• **Problem to work on**
Restate exactly the lines that run from the start of the records below to the line containing "const nyqYTicks = [0,-10,-20,-30,-40];", counting both ends, and nothing else; pictures stay out.

☆ ☆ ☆ ☆

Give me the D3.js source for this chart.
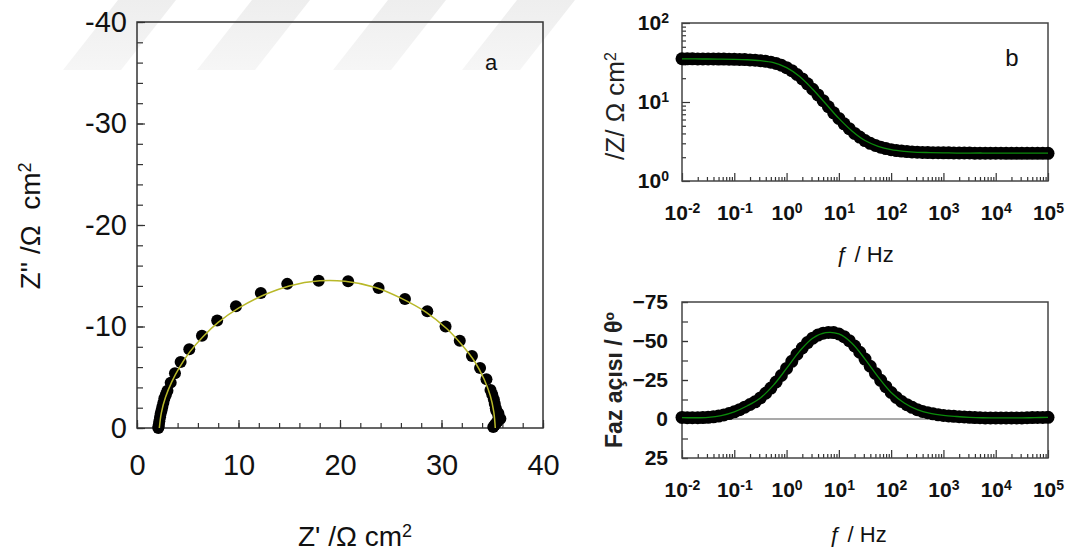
<!DOCTYPE html>
<html><head><meta charset="utf-8">
<script src="https://cdn.jsdelivr.net/npm/d3@7"></script>
<style>body{margin:0;background:#fff} svg{display:block}</style>
</head><body><svg id="c" width="1072" height="552"></svg>
<script>
// ---------- DATA ----------
// Panel a: Nyquist (Z' , Z'')
const nyqZre = [35.1,35.25,35.4,35.55,35.8,35.6,35.6,35.4,35.35,35.25,35.16,35.0,34.83,34.43,33.8,33.0,31.8,30.4,28.6,26.4,23.8,20.8,17.9,14.8,12.2,9.75,7.9,6.4,5.15,4.3,3.74,3.32,3.0,2.85,2.7,2.6,2.5,2.42,2.33,2.27,2.2,2.15,2.12,2.1];
const nyqZim = [-0.1,-0.3,-0.5,-0.7,-0.9,-1.2,-1.45,-1.7,-1.95,-2.4,-2.82,-3.3,-3.74,-4.8,-5.9,-7.1,-8.6,-10.0,-11.5,-12.7,-13.8,-14.45,-14.5,-14.2,-13.3,-12.0,-10.6,-9.1,-7.75,-6.5,-5.39,-4.47,-3.68,-3.3,-2.92,-2.5,-2.1,-1.75,-1.4,-1.05,-0.66,-0.33,-0.15,0.0];
const nyqFitZre = [2.2,2.4,2.8,3.4,4.2,5.2,6.5,8.0,10.0,12.5,15.0,18.0,20.5,23.5,26.0,28.5,30.5,32.0,33.3,34.2,34.8,35.15,35.3];
const nyqFitZim = [0,-1.5,-3.0,-4.5,-6.0,-7.5,-9.0,-10.4,-11.8,-13.1,-14.0,-14.5,-14.45,-13.85,-12.8,-11.4,-9.8,-8.2,-6.5,-4.8,-3.2,-1.6,0];
const nyqXTicks = [0,10,20,30,40];
const nyqYTicks = [0,-10,-20,-30,-40];

// Panels b, c: Bode
const freq = [0.01,0.0126,0.0158,0.02,0.0251,0.0316,0.0398,0.0501,0.0631,0.0794,
  0.1,0.126,0.158,0.2,0.251,0.316,0.398,0.501,0.631,0.794,
  1,1.26,1.58,2,2.51,3.16,3.98,5.01,6.31,7.94,
  10,12.6,15.8,20,25.1,31.6,39.8,50.1,63.1,79.4,
  100,126,158,200,251,316,398,501,631,794,
  1000,1260,1580,2000,2510,3160,3980,5010,6310,7940,
  10000,12600,15800,20000,25100,31600,39800,50100,63100,79400,100000];
const zMod = [35.3,35.2,35.2,35.1,35.1,35.0,35.0,34.9,34.9,34.8,
  34.7,34.6,34.4,34.1,33.8,33.3,32.7,31.9,30.8,29.2,
  27.2,24.9,22.3,19.6,17.0,14.5,12.3,10.4,8.7,7.3,
  6.2,5.3,4.6,4.0,3.6,3.25,3.0,2.82,2.68,2.57,
  2.49,2.43,2.39,2.36,2.33,2.31,2.30,2.29,2.28,2.28,
  2.27,2.27,2.26,2.26,2.26,2.26,2.25,2.25,2.25,2.25,
  2.25,2.25,2.24,2.24,2.24,2.24,2.24,2.24,2.24,2.24,2.24];
const phase = [-1.0,-0.8,-0.8,-0.8,-0.9,-1.1,-1.4,-1.9,-2.6,-3.5,
  -4.6,-6.0,-7.6,-9.3,-11.0,-13.5,-16.5,-19.8,-23.7,-27.9,
  -32.4,-37.0,-41.5,-45.5,-49.0,-51.8,-53.8,-55.0,-55.5,-55.4,
  -54.5,-52.8,-50.2,-46.8,-42.8,-38.4,-33.8,-29.2,-24.8,-20.7,
  -17.0,-13.8,-11.2,-9.2,-7.5,-6.0,-4.8,-4.0,-3.3,-2.7,
  -2.3,-2.0,-1.7,-1.5,-1.3,-1.1,-0.9,-0.8,-0.7,-0.7,
  -0.7,-0.7,-0.7,-0.7,-0.7,-0.7,-0.8,-0.9,-1.0,-1.0,-1.1];
const fitFreq = [0.01,0.0178,0.0316,0.0562,0.1,0.178,0.316,0.562,1,1.78,3.16,5.62,10,17.8,31.6,56.2,100,178,316,562,1000,1780,3160,5620,10000,17800,31600,56200,100000];
const fitZMod = [35.2,35.1,35.0,34.9,34.7,34.25,33.3,31.4,27.2,21.0,14.5,9.5,6.2,4.3,3.25,2.75,2.49,2.37,2.31,2.29,2.27,2.26,2.26,2.26,2.25,2.25,2.25,2.25,2.25];
const fitPhase = [-0.9,-0.8,-1.1,-2.2,-4.6,-8.5,-13.5,-21.7,-32.4,-43.5,-51.8,-55.3,-54.5,-48.6,-38.4,-27.0,-17.0,-10.3,-6.0,-3.6,-2.3,-1.6,-1.1,-0.8,-0.7,-0.7,-0.7,-0.9,-1.0];
const bodeXTicks = [1e-2,1e-1,1e0,1e1,1e2,1e3,1e4,1e5];
const bodeXExp = ["-2","-1","0","1","2","3","4","5"];
const modYTicks = [1,10,100];
const modYExp = ["0","1","2"];
const phaseYTicks = [-75,-50,-25,0,25];

// ---------- DRAW ----------
const FONT = "Arial, 'Liberation Sans', Helvetica, sans-serif";
const svg = d3.select("#c");

// watermark stripes
const defs = svg.append("defs");
const gr = defs.append("linearGradient").attr("id","wm").attr("x1",0).attr("y1",0).attr("x2",0).attr("y2",1);
gr.append("stop").attr("offset","0%").attr("stop-color","#eeeeee");
gr.append("stop").attr("offset","100%").attr("stop-color","#f6f6f6");
svg.append("g").selectAll("path").data([63,197,333,462]).join("path")
  .attr("d", x0 => `M${x0},70 L${x0+58},70 L${x0+113},0 L${x0+55},0 Z`)
  .attr("fill","url(#wm)");

function styleAxis(g, size, weight) {
  g.select(".domain").remove();
  g.attr("font-family", FONT).attr("font-size", size).attr("font-weight", weight||"normal");
  g.selectAll(".tick line").attr("stroke","#333").attr("stroke-width",1.2);
  g.selectAll(".tick text").attr("fill","#111");
}
function supText(g, ticks, exps, supSize) {
  g.selectAll(".tick text").each(function(d){
    const i = ticks.indexOf(d);
    const t = d3.select(this); t.text(null);
    t.append("tspan").text("10");
    t.append("tspan").attr("dy","-0.5em").attr("font-size",supSize).text(exps[i]);
  });
}

// ===== Panel a =====
const xa = d3.scaleLinear().domain([0,40]).range([137,543]);
const ya = d3.scaleLinear().domain([0,-40]).range([428,22]);
const minorA = d3.range(0,41,2);
const minorAy = d3.range(0,-41,-2);
let g;
g = svg.append("g").attr("transform","translate(0,428)").call(d3.axisBottom(xa).tickValues(minorA).tickSize(-5).tickFormat(""));
styleAxis(g, 10);
g = svg.append("g").attr("transform","translate(0,428)").call(d3.axisBottom(xa).tickValues(nyqXTicks).tickSize(-8).tickPadding(26).tickFormat(d3.format("d")));
styleAxis(g, 29);
g = svg.append("g").attr("transform","translate(137,0)").call(d3.axisLeft(ya).tickValues(minorAy).tickSize(-6).tickFormat(""));
styleAxis(g, 10);
g = svg.append("g").attr("transform","translate(137,0)").call(d3.axisLeft(ya).tickValues(nyqYTicks).tickSize(-8).tickPadding(10).tickFormat(d => d===0 ? "0" : "-" + Math.abs(d)));
styleAxis(g, 29);
svg.append("rect").attr("x",137).attr("y",22).attr("width",406).attr("height",406)
  .attr("fill","none").attr("stroke","#333").attr("stroke-width",1.5);

svg.append("g").selectAll("circle").data(nyqZre.map((v,i)=>[v,nyqZim[i]])).join("circle")
  .attr("cx",d=>xa(d[0])).attr("cy",d=>ya(d[1])).attr("r",6).attr("fill","#000");
svg.append("path").datum(nyqFitZre.map((v,i)=>[v,nyqFitZim[i]]))
  .attr("d", d3.line().curve(d3.curveCatmullRom).x(d=>xa(d[0])).y(d=>ya(d[1])))
  .attr("fill","none").attr("stroke","#b8b828").attr("stroke-width",1.5);

svg.append("text").attr("x",491).attr("y",70).attr("text-anchor","middle")
  .attr("font-family",FONT).attr("font-size",22).attr("fill","#111").text("a");
const xt = svg.append("text").attr("x",355).attr("y",546).attr("text-anchor","middle")
  .attr("font-family",FONT).attr("font-size",28).attr("fill","#111");
xt.append("tspan").text("Z' /Ω cm");
xt.append("tspan").attr("dy","-0.5em").attr("font-size",18).text("2");
const yt = svg.append("text").attr("transform","translate(40,226) rotate(-90)").attr("text-anchor","middle")
  .attr("font-family",FONT).attr("font-size",28).attr("fill","#111").attr("xml:space","preserve");
yt.append("tspan").text("Z'' /Ω  cm");
yt.append("tspan").attr("dy","-0.5em").attr("font-size",18).text("2");

// ===== Panels b, c shared x =====
const xb = d3.scaleLog().domain([1e-2,1e5]).range([682,1048]);
const minorX = [];
for (let k=-2;k<5;k++) for (let m=2;m<10;m++) minorX.push(m*Math.pow(10,k));

function bodeXAxis(y0) {
  let a = svg.append("g").attr("transform",`translate(0,${y0})`).call(d3.axisBottom(xb).tickValues(minorX).tickSize(-4).tickFormat(""));
  styleAxis(a,10);
  a = svg.append("g").attr("transform",`translate(0,${y0})`).call(d3.axisBottom(xb).tickValues(bodeXTicks).tickSize(-8).tickPadding(24));
  styleAxis(a,21,"bold");
  supText(a, bodeXTicks, bodeXExp, 14);
}

// ===== Panel b =====
const yb = d3.scaleLog().domain([1,100]).range([181,23]);
const minorY = [];
for (let k=0;k<2;k++) for (let m=2;m<10;m++) minorY.push(m*Math.pow(10,k));
bodeXAxis(181);
g = svg.append("g").attr("transform","translate(682,0)").call(d3.axisLeft(yb).tickValues(minorY).tickSize(-4).tickFormat(""));
styleAxis(g,10);
g = svg.append("g").attr("transform","translate(682,0)").call(d3.axisLeft(yb).tickValues(modYTicks).tickSize(-8).tickPadding(13));
styleAxis(g,21,"bold");
supText(g, modYTicks, modYExp, 14);
svg.append("rect").attr("x",682).attr("y",23).attr("width",366).attr("height",158)
  .attr("fill","none").attr("stroke","#444").attr("stroke-width",1.5);
svg.append("g").selectAll("circle").data(freq.map((f,i)=>[f,zMod[i]])).join("circle")
  .attr("cx",d=>xb(d[0])).attr("cy",d=>yb(d[1])).attr("r",6.5).attr("fill","#000");
svg.append("path").datum(fitFreq.map((f,i)=>[f,fitZMod[i]]))
  .attr("d", d3.line().curve(d3.curveCatmullRom).x(d=>xb(d[0])).y(d=>yb(d[1])))
  .attr("fill","none").attr("stroke","#0b8a0b").attr("stroke-width",1.3);
svg.append("text").attr("x",1012).attr("y",66).attr("text-anchor","middle")
  .attr("font-family",FONT).attr("font-size",24).attr("fill","#111").text("b");
const bt = svg.append("text").attr("transform","translate(624,106) rotate(-90)").attr("text-anchor","middle")
  .attr("font-family",FONT).attr("font-size",26).attr("fill","#222");
bt.append("tspan").text("/Z/ Ω cm");
bt.append("tspan").attr("dy","-0.5em").attr("font-size",16).text("2");
svg.append("text").attr("x",865).attr("y",262).attr("text-anchor","middle")
  .attr("font-family",FONT).attr("font-size",22).attr("fill","#111").text("ƒ / Hz");

// ===== Panel c =====
const yc = d3.scaleLinear().domain([-75,25]).range([302,458]);
bodeXAxis(458);
g = svg.append("g").attr("transform","translate(682,0)").call(d3.axisLeft(yc).tickValues(d3.range(-75,26,12.5)).tickSize(-6).tickFormat(""));
styleAxis(g,10);
g = svg.append("g").attr("transform","translate(682,0)").call(d3.axisLeft(yc).tickValues(phaseYTicks).tickSize(-6).tickPadding(14).tickFormat(d3.format("d")));
styleAxis(g,21,"bold");
svg.append("line").attr("x1",682).attr("x2",1048).attr("y1",yc(0)).attr("y2",yc(0))
  .attr("stroke","#555").attr("stroke-width",1.2);
svg.append("rect").attr("x",682).attr("y",302).attr("width",366).attr("height",156)
  .attr("fill","none").attr("stroke","#444").attr("stroke-width",1.5);
svg.append("g").selectAll("circle").data(freq.map((f,i)=>[f,phase[i]])).join("circle")
  .attr("cx",d=>xb(d[0])).attr("cy",d=>yc(d[1])).attr("r",6.5).attr("fill","#000");
svg.append("path").datum(fitFreq.map((f,i)=>[f,fitPhase[i]]))
  .attr("d", d3.line().curve(d3.curveCatmullRom).x(d=>xb(d[0])).y(d=>yc(d[1])))
  .attr("fill","none").attr("stroke","#0b8a0b").attr("stroke-width",1.3);
svg.append("text").attr("transform","translate(622,380) rotate(-90)").attr("text-anchor","middle")
  .attr("font-family",FONT).attr("font-size",23).attr("font-weight","bold").attr("fill","#222").text("Faz açısı / θº");
svg.append("text").attr("x",858).attr("y",542).attr("text-anchor","middle")
  .attr("font-family",FONT).attr("font-size",22).attr("fill","#111").text("ƒ / Hz");
</script></body></html>
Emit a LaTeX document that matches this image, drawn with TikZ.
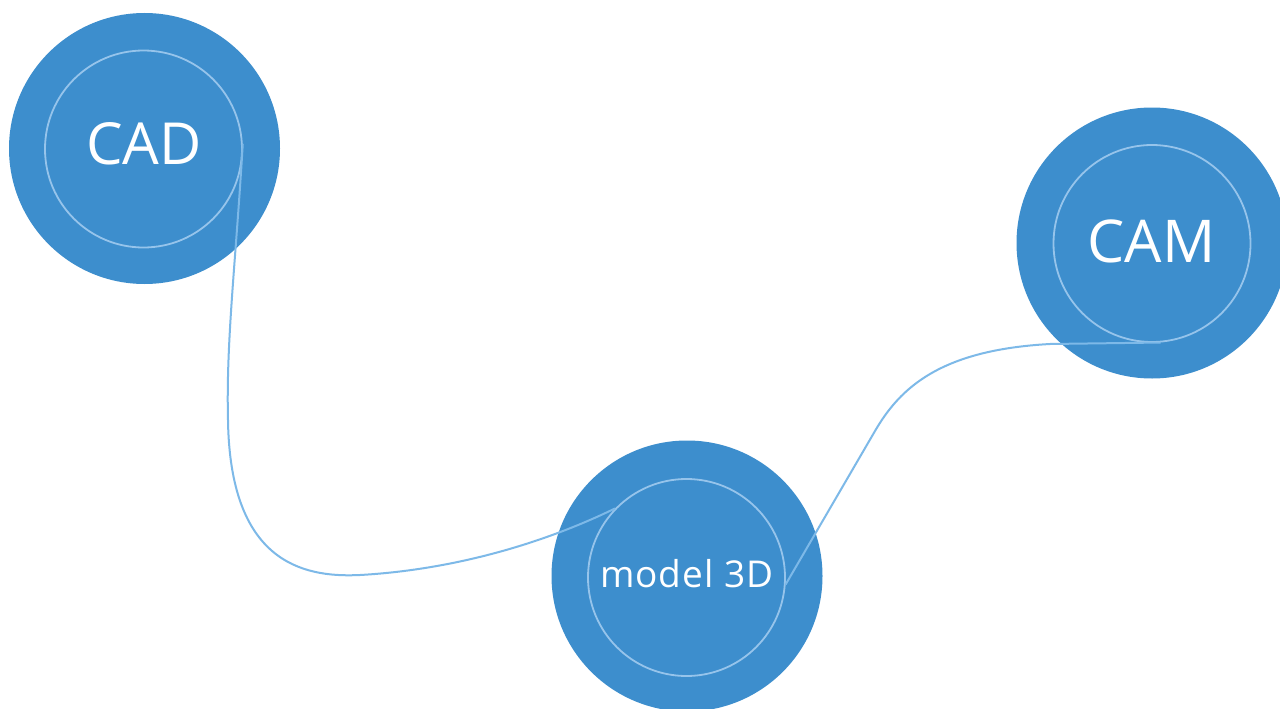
\documentclass[tikz,border=0pt]{standalone}
\usepackage{fontspec}
\setmainfont{Open Sans}
\definecolor{discblue}{RGB}{61,142,205}
\definecolor{ringblue}{RGB}{150,196,235}
\definecolor{wireblue}{RGB}{125,185,232}
\begin{document}
\begin{tikzpicture}[x=1pt,y=-1pt,
  disc/.style={circle,fill=discblue,minimum size=271pt,inner sep=0pt},
  ring/.style={circle,draw=ringblue,line width=1.8pt,minimum size=197pt,inner sep=0pt},
  label/.style={text=white,inner sep=0pt},
  wire/.style={draw=wireblue,line width=2pt}]
\useasboundingbox (0,0) rectangle (1280,709);
\clip (0,0) rectangle (1280,709);
\fill[white] (0,0) rectangle (1280,709);

% outer discs
\node[disc] (cad) at (144.5,148.5) {};
\node[disc] (cam) at (1152,243) {};
\node[disc] (m3d) at (687,576) {};

% inner rings
\node[ring] (cadin) at (143.5,149) {};
\node[ring] (camin) at (1152,243.5) {};
\node[ring] (m3din) at (686.5,577.5) {};

% labels
\node[label,font=\fontsize{58}{64}\selectfont] (cadtxt) at (144,144) {CAD};
\node[label,font=\fontsize{59}{64}\selectfont] (camtxt) at (1151.5,241.5) {CAM};
\node[label,font=\fontsize{37}{42}\selectfont\addfontfeature{LetterSpace=3}] (m3dtxt) at (687,574) {model 3D};

% connectors
\draw[wire] (cadin.3) .. controls (236,260) and (226,340) .. (228,420)
  .. controls (230,560) and (300,578) .. (360,575)
  .. controls (450,570) and (540,545) .. (m3din.136);
\draw[wire] (m3din.-4) -- (875,431)
  .. controls (900,388) and (940,350) .. (1050,344)
  -- (camin.-85);
\end{tikzpicture}
\end{document}
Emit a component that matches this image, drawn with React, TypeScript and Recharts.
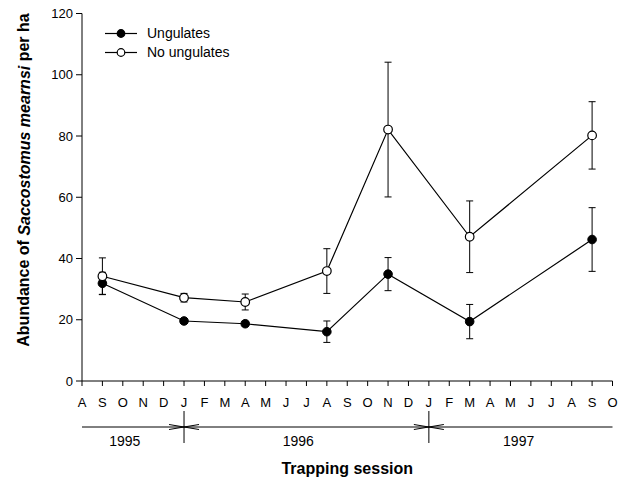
import { ErrorBar, Legend, Line, LineChart, XAxis, YAxis } from "recharts";

const FONT = '"Liberation Sans", Arial, sans-serif';

// month letters from Aug 1995 to Oct 1997
const MONTHS = [
  "A", "S", "O", "N", "D",
  "J", "F", "M", "A", "M", "J", "J", "A", "S", "O", "N", "D",
  "J", "F", "M", "A", "M", "J", "J", "A", "S", "O",
];
const MONTH_TICKS = MONTHS.map((_, i) => i);

// trapping sessions, as month index
const SESSIONS = [1, 5, 8, 12, 15, 19, 25];
const UNGULATES = [31.9, 19.6, 18.7, 16.1, 34.9, 19.4, 46.2];
const UNGULATES_ERR = [3.6, 0.8, 0.8, 3.5, 5.4, 5.6, 10.4];
const NO_UNGULATES = [34.2, 27.2, 25.8, 35.9, 82.1, 47.1, 80.2];
const NO_UNGULATES_ERR = [6, 1.4, 2.6, 7.3, 22, 11.7, 11];

const SERIES_NAMES = ["Ungulates", "No ungulates"];

const YEARS = ["1995", "1996", "1997"];
const YEAR_CENTERS = [2.1, 10.6, 21.4];
const YEAR_BREAKS = [5, 17];

const Y_TICKS = [0, 20, 40, 60, 80, 100, 120];
const Y_MINOR_TICKS = Array.from({ length: 31 }, (_, i) => i * 4);

const rows = SESSIONS.map((month, i) => ({
  month,
  ung: UNGULATES[i],
  ungErr: UNGULATES_ERR[i],
  noUng: NO_UNGULATES[i],
  noUngErr: NO_UNGULATES_ERR[i],
}));

function YLabel() {
  const cx = 23.5;
  const cy = 180;
  return (
    <text
      x={cx}
      y={cy}
      transform={`rotate(-90 ${cx} ${cy})`}
      textAnchor="middle"
      dominantBaseline="central"
      fontFamily={FONT}
      fontSize={16}
      fontWeight="bold"
      fill="#000"
    >
      {"Abundance of "}
      <tspan fontStyle="italic">Saccostomus mearnsi</tspan>
      {" per ha"}
    </text>
  );
}

function XLabel({ viewBox }: any) {
  const x = viewBox.x + viewBox.width / 2;
  const y = viewBox.y + viewBox.height - 4;
  return (
    <text x={x} y={y} textAnchor="middle" fontFamily={FONT} fontSize={16} fontWeight="bold" fill="#000">
      Trapping session
    </text>
  );
}

function YearTick({ x, y, payload }: any) {
  const v = payload.value;
  if (YEAR_BREAKS.includes(v)) {
    return (
      <g stroke="#000" fill="none" strokeWidth={1}>
        <line x1={x} y1={y - 16} x2={x} y2={y + 16} />
        <polyline points={`${x - 15},${y - 2.5} ${x},${y} ${x - 15},${y + 2.5}`} />
        <polyline points={`${x + 15},${y - 2.5} ${x},${y} ${x + 15},${y + 2.5}`} />
      </g>
    );
  }
  const idx = YEAR_CENTERS.indexOf(v);
  return (
    <text x={x} y={y + 19} textAnchor="middle" fontFamily={FONT} fontSize={14} fill="#000">
      {YEARS[idx]}
    </text>
  );
}

function LegendContent() {
  return (
    <div style={{ fontFamily: FONT, fontSize: 14, color: "#000" }}>
      {SERIES_NAMES.map((name, i) => (
        <div key={name} style={{ display: "flex", alignItems: "center", height: 19 }}>
          <svg width={32} height={19}>
            <line x1={0} y1={9.5} x2={32} y2={9.5} stroke="#000" strokeWidth={1.2} />
            <circle cx={16} cy={9.5} r={3.8} fill={i === 0 ? "#000" : "#fff"} stroke="#000" strokeWidth={1.2} />
          </svg>
          <span style={{ marginLeft: 10 }}>{name}</span>
        </div>
      ))}
    </div>
  );
}

export default function App() {
  const tickStyle = { fontFamily: FONT, fontSize: 13, fill: "#000" };
  return (
    <div style={{ position: "absolute", left: 0, top: 0, background: "#fff" }}>
      <LineChart width={628} height={478} data={rows} margin={{ top: 13.5, right: 15.5, bottom: 0, left: 0 }}>
        <XAxis
          dataKey="month"
          type="number"
          domain={[0, 26]}
          ticks={MONTH_TICKS}
          interval={0}
          tickFormatter={(v) => MONTHS[v]}
          tick={tickStyle}
          tickSize={5}
          tickMargin={12}
          height={46}
          stroke="#000"
          allowDataOverflow
        />
        <XAxis
          xAxisId="year"
          dataKey="month"
          type="number"
          domain={[0, 26]}
          ticks={[...YEAR_CENTERS, ...YEAR_BREAKS]}
          interval={0}
          tick={<YearTick />}
          tickLine={false}
          tickSize={0}
          tickMargin={0}
          height={51}
          stroke="#000"
          allowDataOverflow
          label={<XLabel />}
        />
        <XAxis
          xAxisId="top"
          dataKey="month"
          orientation="top"
          type="number"
          domain={[0, 26]}
          height={0}
          tick={false}
          tickLine={false}
          stroke="#000"
          allowDataOverflow
        />
        <YAxis
          type="number"
          domain={[0, 120]}
          ticks={Y_TICKS}
          interval={0}
          tick={tickStyle}
          tickSize={6}
          tickMargin={3}
          width={82}
          stroke="#000"
          allowDataOverflow
          label={<YLabel />}
        />
        <YAxis
          yAxisId="minor"
          dataKey="noUng"
          type="number"
          domain={[0, 120]}
          ticks={Y_MINOR_TICKS}
          interval={0}
          mirror
          tick={false}
          tickSize={4}
          axisLine={false}
          stroke="#000"
          allowDataOverflow
        />
        <YAxis
          yAxisId="right"
          dataKey="noUng"
          orientation="right"
          type="number"
          domain={[0, 120]}
          width={0}
          tick={false}
          tickLine={false}
          stroke="#000"
          allowDataOverflow
        />
        <Legend
          layout="vertical"
          align="center"
          verticalAlign="middle"
          wrapperStyle={{ left: 105, top: 23.8, width: 160 }}
          content={<LegendContent />}
        />
        <Line
          dataKey="ung"
          name={SERIES_NAMES[0]}
          stroke="#000"
          strokeWidth={1.2}
          dot={{ r: 4.3, fill: "#000", stroke: "#000", strokeWidth: 1 }}
          isAnimationActive={false}
        >
          <ErrorBar dataKey="ungErr" direction="y" width={3.5} stroke="#000" strokeWidth={1} isAnimationActive={false} />
        </Line>
        <Line
          dataKey="noUng"
          name={SERIES_NAMES[1]}
          stroke="#000"
          strokeWidth={1.2}
          dot={{ r: 4.3, fill: "#fff", stroke: "#000", strokeWidth: 1.2 }}
          isAnimationActive={false}
        >
          <ErrorBar dataKey="noUngErr" direction="y" width={3.5} stroke="#000" strokeWidth={1} isAnimationActive={false} />
        </Line>
      </LineChart>
    </div>
  );
}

☆ ☆ ☆ ☆

• **Final answer**
Give me the D3.js source for this chart.
<!DOCTYPE html>
<html><head><meta charset="utf-8">
<script src="https://cdn.jsdelivr.net/npm/d3@7"></script>
<style>body{margin:0;background:#fff} svg{display:block}</style>
</head><body><svg id="c" width="1072" height="552"></svg>
<script>
// ---------- DATA ----------
// Panel a: Nyquist (Z' , Z'')
const nyqZre = [35.1,35.25,35.4,35.55,35.8,35.6,35.6,35.4,35.35,35.25,35.16,35.0,34.83,34.43,33.8,33.0,31.8,30.4,28.6,26.4,23.8,20.8,17.9,14.8,12.2,9.75,7.9,6.4,5.15,4.3,3.74,3.32,3.0,2.85,2.7,2.6,2.5,2.42,2.33,2.27,2.2,2.15,2.12,2.1];
const nyqZim = [-0.1,-0.3,-0.5,-0.7,-0.9,-1.2,-1.45,-1.7,-1.95,-2.4,-2.82,-3.3,-3.74,-4.8,-5.9,-7.1,-8.6,-10.0,-11.5,-12.7,-13.8,-14.45,-14.5,-14.2,-13.3,-12.0,-10.6,-9.1,-7.75,-6.5,-5.39,-4.47,-3.68,-3.3,-2.92,-2.5,-2.1,-1.75,-1.4,-1.05,-0.66,-0.33,-0.15,0.0];
const nyqFitZre = [2.2,2.4,2.8,3.4,4.2,5.2,6.5,8.0,10.0,12.5,15.0,18.0,20.5,23.5,26.0,28.5,30.5,32.0,33.3,34.2,34.8,35.15,35.3];
const nyqFitZim = [0,-1.5,-3.0,-4.5,-6.0,-7.5,-9.0,-10.4,-11.8,-13.1,-14.0,-14.5,-14.45,-13.85,-12.8,-11.4,-9.8,-8.2,-6.5,-4.8,-3.2,-1.6,0];
const nyqXTicks = [0,10,20,30,40];
const nyqYTicks = [0,-10,-20,-30,-40];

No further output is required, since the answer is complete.